公明党への次のアメは「年金」

執筆者:2000年6月号

総選挙を前にまたしてもバラマキ

 小渕恵三前首相が息を引き取った五月十四日、小渕内閣で社会保障問題を取り仕切ってきた丹羽雄哉厚相は、三重県四日市市のホテルで記者会見に臨んだ。その日は、同市内の高齢者福祉施設を視察、同行した記者団も介護保険など高齢者問題に関わる発言があるもの、と決めてかかっていた。ところが丹羽厚相は突如、「基礎年金の国庫負担を来年四月から二分の一に引き上げる」方針を表明、記者団を驚かせた。

 現在、基礎年金の財源は三分の一を国庫負担、残りを保険料で賄っている。国庫負担を二分の一にすれば、国民年金の保険料は月額三千円(現行一万三千三百円)、厚生年金の保険料率は一%(労使折半で月収の一七・三五%)下げることができる。
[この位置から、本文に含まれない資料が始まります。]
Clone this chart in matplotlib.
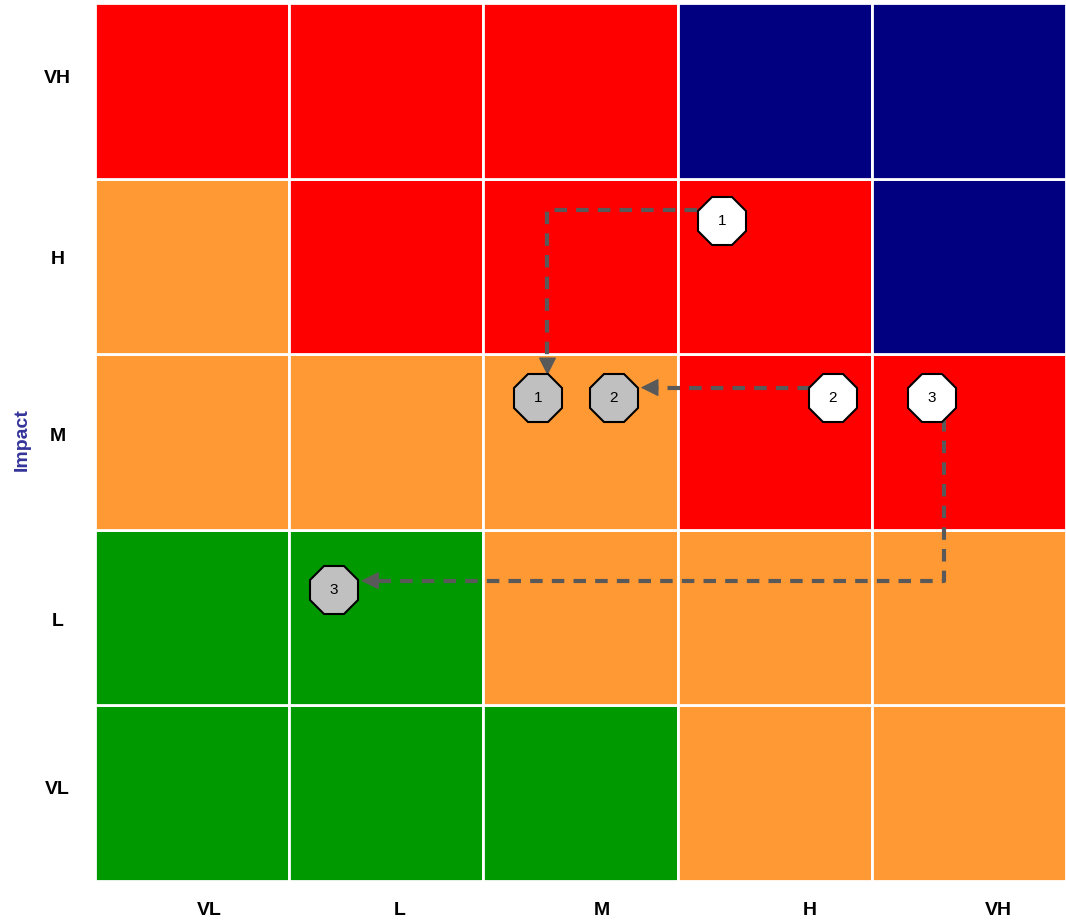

丹羽厚相は「制度への未加入者、保険料の未納者が全体の一三%にも達するなど、公的年金への不信感が高まっている。国庫負担の引き上げで制度を安定化させなければならない」との危機感を強調。年間二兆四千億円の必要財源は百四十兆円ある年金積立金を取り崩して調達し、消費税率アップや赤字国債増発はしないと説明した。

 国庫負担の引き上げである以上、当座の財源を年金積立金から借り入れても、いつかは国が別の財源を調達して返さなければならない。自民党内でも社会保障政策のエキスパートとして一目置かれる丹羽厚相がこうした点に気づかないはずがない。にもかかわらず、あえてこの時期に国庫負担引き上げを打ち出したのは、そうしなければならない政治的事情があったからだ。